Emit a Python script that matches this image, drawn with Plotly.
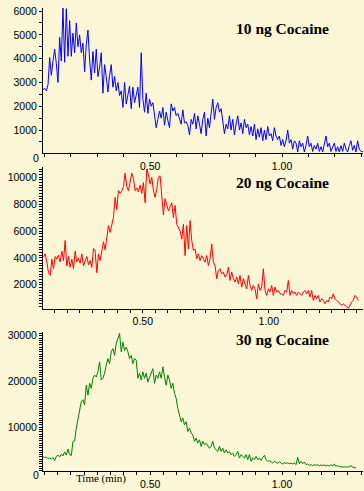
import numpy as np
import plotly.graph_objects as go

# ---------------- data (intensity vs. time, uniform scan interval) ----------------
# Panel 1: 10 ng cocaine
t0_10ng, dt_10ng = 0.094, 0.00631
i_10ng = [
    2700, 2750, 2650, 2900, 4050, 3300, 3900, 4400, 3800, 3000,
    4900, 3900, 6150, 3850, 6100, 4100, 5600, 4100, 5070, 4250,
    5500, 4500, 5000, 4250, 4650, 3450, 4600, 5200, 3950, 3100,
    4300, 3400, 4400, 3250, 3650, 4250, 2550, 3750, 3250, 2600,
    3300, 3750, 2800, 3250, 2650, 3000, 2450, 2650, 1950, 3000,
    2100, 2550, 2850, 1900, 2800, 2150, 2500, 2800, 1950, 4250,
    2300, 1750, 2550, 1700, 2300, 2000, 2150, 1600, 1100, 1450,
    1800, 1500, 1950, 1200, 1750, 1400, 1100, 2100, 1800, 1950,
    1600, 1700, 1450, 1250,
    1850, 1300, 1350, 1200, 800, 1450, 1250, 1700, 1050, 1600,
    1250, 850, 1450, 1750, 750, 1500, 1100, 1850, 2300, 1450,
    1950, 2150, 1750, 1900, 1300, 850, 1250, 1050, 1600, 1000,
    1450, 800, 1250, 1600, 1000, 1300, 850, 1450, 1100, 1250,
    800, 1150, 750, 1250, 600, 1050, 700, 1100, 550, 1000,
    600, 1150, 750, 850, 550, 1100, 750, 600, 750, 350,
    600, 300, 550, 1000, 450, 600, 200, 550, 450, 80,
    550, 300, 450, 80, 350, 750, 300, 450, 100, 350,
    200, 450, 100, 300, 80, 450, 750, 300, 450, 100,
    300, 450, 100, 300, 80, 350, 100, 450, 200, 80,
    350, 550, 150, 350, 80, 550, 200, 100, 100,
]

# Panel 2: 20 ng cocaine
t0_20ng, dt_20ng = 0.106, 0.00661
i_20ng = [
    4050, 4300, 3700, 2900, 2700, 3900, 3200, 4100, 3900, 4200,
    3700, 4500, 3800, 5300, 3400, 4100, 3300, 3900, 3200, 4500,
    3700, 4000, 3600, 4300, 3400, 3800, 4100, 3500, 3800, 3300,
    4700, 4500, 2900, 4300, 3800, 4500, 5200, 4600, 5600, 6400,
    5900, 6600, 7000, 8500, 7600, 9000, 8800, 9000, 9300, 10300,
    9300, 9000, 9600, 10300, 9900, 9000, 9200, 8900, 9400, 8800,
    9600, 8100, 10600, 10200, 9500, 10000, 9000, 8500, 9100, 10000,
    10100, 8500, 7200, 8400, 7900, 7500, 7800, 8100, 7000, 7900,
    6500, 6300, 6000, 5400,
    6500, 4170, 6400, 4670, 6770, 5300, 4550, 4670, 3930, 4300,
    3800, 4170, 3930, 3680, 4170, 3430, 3930, 5040, 3680, 3430,
    2450, 3060, 3190, 2820, 2940, 2570, 2690, 3310, 2320, 2940,
    2450, 2200, 2570, 2070, 2690, 1830, 2450, 2070, 1700, 2690,
    1950, 1580, 1950, 1700, 960, 2070, 1580, 1830, 3190, 1580,
    1210, 1700, 1460, 1950, 1210, 1830, 1460, 1580, 1330, 1330,
    1210, 1580, 1460, 2320, 1210, 1580, 1330, 1460, 1210, 1460,
    1330, 1210, 1460, 1580, 1330, 1580, 1090, 1580, 840, 1210,
    960, 1210, 720, 960, 840, 590, 840, 720, 1090, 960,
    1330, 960, 840, 720, 590, 470, 590, 470, 350, 240,
    470, 720, 840, 1210, 1090, 840,
]

# Panel 3: 30 ng cocaine
t0_30ng, dt_30ng = 0.094, 0.00631
i_30ng = [
    3600, 3300, 3500, 3100, 3300, 3000, 3400, 2700, 3600, 3900,
    3500, 4100, 3700, 4600, 3900, 5200, 4000, 3800, 6900, 7000,
    9800, 12000, 13400, 15600, 16000, 14900, 19200, 17000, 19600, 18500,
    20700, 21400, 21000, 22100, 24300, 20300, 20700, 21800, 23600, 25000,
    23900, 26500, 27200, 25700, 28300, 29400, 30500, 26500, 28600, 26800,
    27500, 26500, 25000, 25700, 23900, 25000, 24650, 20700, 21800, 20300,
    22100, 20700, 21800, 19900, 21000, 21800, 22800, 19600, 21400, 20700,
    22100, 20700, 23200, 21000, 19200, 21400, 20300, 18500, 19600, 17400,
    16300, 14100, 12300, 11200,
    12000, 10500, 11200, 9060, 9800, 8700, 8300, 6900, 7600, 6500,
    7250, 5800, 6900, 6160, 6500, 5800, 5400, 5800, 6900, 5400,
    5080, 4710, 5800, 4710, 5400, 4350, 5080, 4350, 4710, 4000,
    4350, 3600, 4000, 4710, 3260, 4000, 3600, 3260, 4000, 2900,
    4000, 2540, 3260, 2900, 3600, 2900, 3260, 2700, 3400, 3840,
    2900, 2540, 2700, 2400, 2200, 2540, 2300, 2100, 2400, 2200,
    1960, 2200, 2100, 2200, 2000, 2100, 1960, 2200, 1800, 3400,
    2000, 2540, 2000, 2400, 1800, 1960, 1670, 1800, 1600, 1800,
    1670, 1800, 1520, 1740, 1600, 1740, 1520, 1670, 1520, 1800,
    1520, 1960, 1450, 1670, 1300, 1450, 1230, 1380, 1230, 1380,
    1230, 1670, 1230, 1090, 1230,
]

titles = ["10 ng Cocaine", "20 ng Cocaine", "30 ng Cocaine"]
x_tick_vals = [0.5, 1.0]
x_tick_text = ["0.50", "1.00"]
y1_ticks = [1000, 2000, 3000, 4000, 5000, 6000]
y2_ticks = [2000, 4000, 6000, 8000, 10000]
y3_ticks = [10000, 20000, 30000]
x_label = "Time (min)"

# ---------------- figure ----------------
BG = "#FAF6D6"
TICKFONT = dict(family="Liberation Sans, Arial, sans-serif", size=10.5, color="black")
TITLEFONT = dict(family="Liberation Serif, Times New Roman, serif", size=15.5, color="black")

def times(t0, dt, vals):
    return t0 + dt * np.arange(len(vals))

fig = go.Figure()
series = [(t0_10ng, dt_10ng, i_10ng, "#0000FF"),
          (t0_20ng, dt_20ng, i_20ng, "#FF0000"),
          (t0_30ng, dt_30ng, i_30ng, "#008000")]
for k, (t0, dt, vals, col) in enumerate(series, start=1):
    fig.add_trace(go.Scatter(
        x=times(t0, dt, vals), y=vals, mode="lines",
        line=dict(color=col, width=1), xaxis=f"x{k}" if k > 1 else "x",
        yaxis=f"y{k}" if k > 1 else "y", hoverinfo="skip", showlegend=False))

def xaxis(rng, anchor, minor_dt):
    return dict(range=rng, anchor=anchor, domain=[0, 1], showgrid=False, zeroline=False,
                showline=True, linecolor="black", linewidth=1,
                tickmode="array", tickvals=x_tick_vals, ticktext=x_tick_text,
                ticks="outside", ticklen=3, tickwidth=1, tickcolor="black",
                minor=dict(tickmode="linear", tick0=0, dtick=minor_dt, ticks="outside",
                           ticklen=3, tickwidth=1, tickcolor="black", showgrid=False),
                tickfont=TICKFONT, fixedrange=True)

def yaxis(rng, anchor, dom, tv, minor_dt):
    return dict(range=rng, anchor=anchor, domain=dom, showgrid=False, zeroline=False,
                showline=True, linecolor="black", linewidth=1,
                tickmode="array", tickvals=tv, ticktext=[str(v) for v in tv],
                ticks="outside", ticklen=3, tickwidth=1, tickcolor="black",
                minor=dict(tickmode="linear", tick0=0, dtick=minor_dt, ticks="outside",
                           ticklen=3, tickwidth=1, tickcolor="black", showgrid=False),
                tickfont=TICKFONT, fixedrange=True)

fig.update_layout(
    width=364, height=491,
    margin=dict(l=43, r=1, t=8, b=18),
    paper_bgcolor=BG, plot_bgcolor=BG,
    showlegend=False, hovermode=False,
    xaxis=xaxis([0.094, 1.307], "y", 0.1),
    yaxis=yaxis([20, 6130], "x", [0.686, 1.0], y1_ticks, 500),
    xaxis2=xaxis([0.104, 1.374], "y2", 0.05),
    yaxis2=yaxis([220, 10740], "x2", [0.3505, 0.656], y2_ticks, 200),
    xaxis3=xaxis([0.094, 1.307], "y3", 0.05),
    yaxis3=yaxis([420, 30900], "x3", [0.0, 0.301], y3_ticks, 500),
)

ann = []
for title, ypos in zip(titles, [0.955, 0.624, 0.284]):
    ann.append(dict(text=f"<b>{title}</b>", xref="paper", yref="paper", x=0.748, y=ypos,
                    showarrow=False, font=TITLEFONT, xanchor="center", yanchor="middle"))
for ypos in [0.675, -0.008]:
    ann.append(dict(text="0", xref="paper", yref="paper", x=-0.0234, y=ypos,
                    showarrow=False, font=TICKFONT, xanchor="center", yanchor="middle"))
ann.append(dict(text=x_label, xref="paper", yref="paper", x=0.182, y=-0.017,
                showarrow=False, xanchor="center", yanchor="middle",
                font=dict(family="Liberation Serif, Times New Roman, serif", size=11, color="black")))
fig.update_layout(annotations=ann)

fig.write_html("out.html", config={"displayModeBar": False, "staticPlot": True},
               post_script="document.body.style.margin='0';document.body.style.background='" + BG + "';")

::::::::

▶ [Written instruction] From the first line of the material down to the line containing "import plotly.graph_objects as go", inclusive, return each line exactly, skipping any picture.

▶ [Output of the task]
Emit a Python script that matches this image, drawn with Plotly.
import numpy as np
import plotly.graph_objects as go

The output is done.